In order to make the previous story a happy one, here are the things I left out:
For some silly reason, I was convinced I would sell a good percentage of my inventory, “Since southwestern art doesn’t sell in South Carolina, it just has to sell in Arizona, right??” Well, the Tucson show was a perfect storm of problems all coming together.
Some of the problems were my fault, some of them were the show’s fault, and then you’ve got the economy, which nobody knows what to do with..
- The show was enormous: 400 artists spanning seven city blocks. (In Stillwater Oklahoma, this is longer than Monroe Street, from Hall of Fame to University down the middle of the OSU campus!)
- Most of the state descended on the area, and the crowd got so dense that it was impossible to walk the opposite direction from everybody else. You would think that if it’s packed with people, sales would be through the roof! Most people who walked by my booth didn’t even look at it – they had “art fatigue” by the time they got to me. (I talked to an artist at the other end of the show, and his sales were suffering from the same thing.)
- The city left one of the crossing roads open, effectively cutting the show in two. I’m almost convinced that quite a few people got discouraged at waiting for the red light, and didn’t bother seeing the other half of the show.
- Somehow about two-dozen retail & buy-sell artists got into the show when the official rules said they would be juried out! This is upsetting to a lot of the artists, including myself, because it cheapens the entire event. Off the top of my head, I remember seeing booths for ShamWow, Geico Insurance, and some local kitchen remodeling company! They’re probably great at what they do, but they are not artists, and simply have no place at an art show. (You bet I complained to management about it.) But now I’m curious.. I’d really like to see what their Zapp slides looked like.
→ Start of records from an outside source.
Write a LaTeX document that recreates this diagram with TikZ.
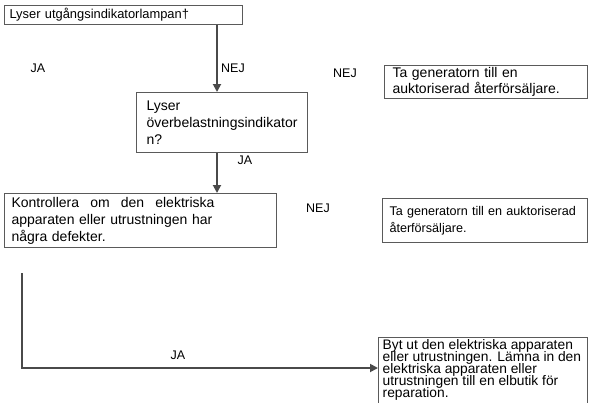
\documentclass[tikz,border=0pt]{standalone}
\usepackage{fontspec}
\setmainfont{Liberation Sans}
\usetikzlibrary{arrows.meta,positioning}
\definecolor{linegray}{HTML}{4A4A4A}
\definecolor{boxgray}{HTML}{5A5A5A}
\newcommand{\tightlines}{\lineskiplimit=-20pt\relax}

\begin{document}
\begin{tikzpicture}[
	x=1pt, y=-1pt,
	>={Triangle[length=8pt,width=8pt]},
	every node/.style={font=\fontsize{14}{17}\selectfont},
	box/.style={draw=boxgray, line width=1pt, anchor=north west, align=left, inner ysep=2pt},
	flow/.style={draw=linegray, line width=1.8pt, ->},
	lbl/.style={inner sep=0pt, font=\fontsize{12.5}{14}\selectfont}
	]
	
	\useasboundingbox (0,0) rectangle (591,402);
	\coordinate (spine) at (217,0);
	\coordinate (rightEdge) at (587,0);
	
	%--- questions ---
	\node[box, text width=228pt, inner xsep=5pt, minimum height=19pt,
	font=\fontsize{12.9}{15}\selectfont] (lamp) at (4,5)
	{Lyser utgångsindikatorlampan†};
	
	\node[box, text width=151pt, inner xsep=10pt, minimum height=60pt] (overload) at (136,92)
	{Lyser\\överbelastningsindikator\\n?};
	
	\node[box, text width=258pt, inner xsep=7pt, minimum height=54pt] (check) at (4,193)
	{
		\makebox[203pt]{Kontrollera\hfill om\hfill den\hfill elektriska}\\
		apparaten eller utrustningen har\\
		några defekter.
	};
	
	%--- answers ---
	\node[box, text width=187pt, inner xsep=8pt, minimum height=33pt,
	font=\fontsize{14}{16}\selectfont] (dealerA) at (384,65)
	{Ta generatorn till en\\auktoriserad återförsäljare.};
	
	\node[box, text width=191pt, inner xsep=7pt, minimum height=44pt,
	font=\fontsize{12.6}{17}\selectfont] (dealerB) at (382,198)
	{Ta generatorn till en auktoriserad\\återförsäljare.};
	
	\node[anchor=north west, align=left, inner xsep=4.5pt, inner ysep=2pt,
	font={\fontsize{13.8}{12}\selectfont\tightlines}] (repair) at (378,337)
	{Byt ut den elektriska apparaten\\eller utrustningen. Lämna in den\\elektriska apparaten eller\\utrustningen till en elbutik för\\reparation.};
	\draw[boxgray, line width=1pt] (repair.north west) ++(0,80) -- (repair.north west)
	-- (repair.north west -| rightEdge) -- ++(0,80);
	
	%--- connectors ---
	\draw[flow] (lamp.south -| spine) -- (overload.north -| spine);
	\draw[flow] (overload.south -| spine) -- (check.north -| spine);
	
	\coordinate (jaStart) at (22,273);
	\coordinate (bend) at (22,368);
	\draw[flow] (jaStart) -- (bend) -- (bend -| repair.west);
	
	%--- labels ---
	\node[lbl] (ja1) at (38,68) {JA};
	\node[lbl] (nej1) at (233,68) {NEJ};
	\node[lbl] (nej2) at (345,73) {NEJ};
	\node[lbl] (ja2) at (245,160) {JA};
	\node[lbl] (nej3) at (318,208) {NEJ};
	\node[lbl] (ja3) at (178,355) {JA};
	
\end{tikzpicture}
\end{document}
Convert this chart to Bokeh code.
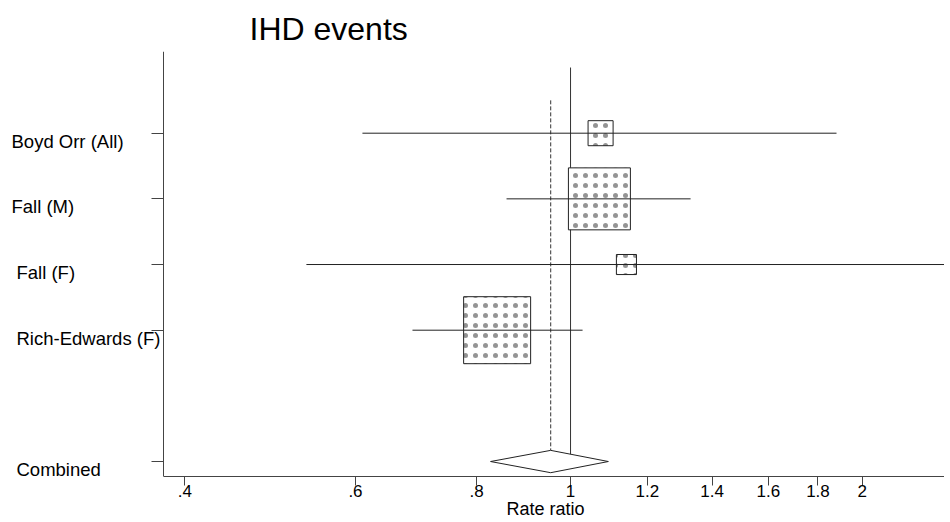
from bokeh.plotting import figure
from bokeh.models import Range1d, FixedTicker, Label, ColumnDataSource, Title
from bokeh.embed import file_html
from bokeh.resources import INLINE
import numpy as np

# ---- data ----
studies = ["Boyd Orr (All)", "Fall (M)", "Fall (F)", "Rich-Edwards (F)"]
rate_ratio = [1.074, 1.071, 1.142, 0.840]
ci_low = [0.610, 0.859, 0.534, 0.687]
ci_high = [1.881, 1.330, 2.600, 1.029]
weights = [6.7, 41.1, 4.3, 48.0]
combined_label = "Combined"
combined_rr = 0.954
combined_low = 0.827
combined_high = 1.094
tick_values = [0.4, 0.6, 0.8, 1.0, 1.2, 1.4, 1.6, 1.8, 2.0]
tick_labels = [".4", ".6", ".8", "1", "1.2", "1.4", "1.6", "1.8", "2"]
x_axis_title = "Rate ratio"

# ---- layout ----
rows = [1, 2, 3, 4]
combined_row = 6
FONT = "Liberation Sans"
AX_LO, AX_HI = 0.3803, 2.431          # extent of the drawn x axis
VIEW_LO = 0.2582                      # frame extends left to hold the row labels

p = figure(frame_width=944, frame_height=425, x_axis_type="log",
           x_range=Range1d(VIEW_LO, AX_HI), y_range=Range1d(6.228, -0.244),
           output_backend="svg", toolbar_location=None,
           min_border_left=0, min_border_right=0, min_border_top=51, min_border_bottom=46,
           title="IHD events")
p.title.text_font = FONT
p.title.text_font_size = "32px"
p.title.text_font_style = "normal"
p.title.text_color = "black"
p.title.align = "left"
p.title.offset = 249
p.title.standoff = 10
p.outline_line_color = None
p.grid.visible = False
p.background_fill_color = "white"

ax = p.xaxis[0]
ax.ticker = FixedTicker(ticks=tick_values)
ax.major_label_overrides = {v: t for v, t in zip(tick_values, tick_labels)}
ax.bounds = (AX_LO, AX_HI)
ax.major_label_text_font = FONT
ax.major_label_text_font_size = "17px"
ax.major_label_text_color = "black"
ax.major_label_standoff = -1
ax.major_tick_in = 0
ax.major_tick_out = 9
ax.minor_tick_line_color = None
ax.axis_line_color = "#444444"
ax.major_tick_line_color = "#444444"

ay = p.yaxis[0]
ay.fixed_location = AX_LO
ay.ticker = FixedTicker(ticks=rows + [combined_row])
ay.major_label_overrides = {r: " " for r in rows + [combined_row]}
ay.major_label_standoff = 0
ay.major_tick_in = 0
ay.major_tick_out = 12
ay.minor_tick_line_color = None
ay.axis_line_color = "#444444"
ay.major_tick_line_color = "#444444"

p.add_layout(Title(text=x_axis_title, align="left", offset=506, standoff=-6,
                   text_font=FONT, text_font_size="18px", text_font_style="normal",
                   text_color="black"), "below")

# null line at 1 and dashed combined estimate
p.segment(x0=[1.0], y0=[0], x1=[1.0], y1=[combined_row], line_color="#333333", line_width=1)
dh = 0.17
p.segment(x0=[combined_rr], y0=[0.5], x1=[combined_rr], y1=[combined_row - dh],
          line_color="#333333", line_width=1, line_dash="4 2")

# weighted squares
side = [9.67 * np.sqrt(w) for w in weights]
src = ColumnDataSource(dict(x=rate_ratio, y=rows, s=side, lo=ci_low, hi=ci_high))
p.rect(x="x", y="y", width="s", height="s", width_units="screen", height_units="screen",
       source=src, fill_color="white", line_color="#222222", line_width=1,
       hatch_pattern="dot", hatch_scale=10, hatch_color="#666666", hatch_weight=0.1,
       hatch_alpha=0.7)
# CIs
p.segment(x0="lo", y0="y", x1="hi", y1="y", source=src, line_color="#222222", line_width=1)

# combined diamond
p.patch(x=[combined_low, combined_rr, combined_high, combined_rr],
        y=[combined_row, combined_row - dh, combined_row, combined_row + dh],
        fill_color="white", line_color="#222222", line_width=1)

# row labels
label_x = [11, 11, 16, 16]
for name, r, lx in zip(studies, rows, label_x):
    p.add_layout(Label(x=lx, y=r, x_units="screen", y_units="data", text=name,
                       y_offset=-8, text_font=FONT, text_font_size="18.5px", text_color="black",
                       text_baseline="middle", text_align="left"))
p.add_layout(Label(x=16, y=combined_row, x_units="screen", y_units="data", text=combined_label,
                   y_offset=-8, text_font=FONT, text_font_size="18.5px", text_color="black",
                   text_baseline="middle", text_align="left"))

open("out.html", "w").write(file_html(p, INLINE))
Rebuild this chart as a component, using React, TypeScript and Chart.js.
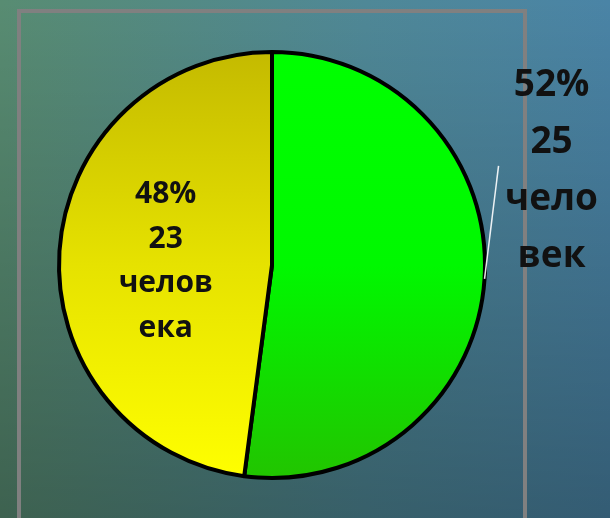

- The community was geared toward “hippy art”: countless people in flip-flops, multi-colored hair, and several-day-old Grateful Dead shirts who were looking for cheap stuff made of plastic bags and popsicle sticks. Don’t get me wrong, this is not a complaint against the community; I actually enjoyed being there and interacting with the locals! But when my booth is tucked in the middle of a row of craft booths, something has to give — and it won’t be the craft artists, because they fit in that community perfectly. To be blunt, I felt like an outsider. My suspicions were supported when I got into a friendly conversation with a neighboring artist. She told me that my art belongs at a different kind of show: one that specializes in fine art, one where customers aren’t afraid to purchase art for more than $50, one that looks like the Guggenheim Museum flew over and landed right in the street. Scottsdale AZ, Utica Square in Tulsa, Sun Valley, Park City, Jackson Hole.. that sort of thing.
- Then we’ve got the economy taking a spinning nosedive off a cliff, which didn’t put anybody in the mood to buy anything – except food, for some reason. The food vendors probably went home with truckloads of money. For instance, nearly one out of every ten people were carrying a $5.00 cup of lemonade.
Now I know what NOT to do. Until I figure out a new strategy for applying to art shows, I will be limiting myself to ones to which I can drive in less than a day. (After seeing one of the vendors pull in a crapton of profit, it’s looking more appealing to go back to my roots and set up that lemonade stand again.)
One final thought: Even though there are lots of interesting people wandering up and down the festival, don’t ever take more than one candid shot of someone. I learned that the hard way — I was nearly pummeled by a guy on stilts. Oh, and don’t ever piss off anybody with stilts.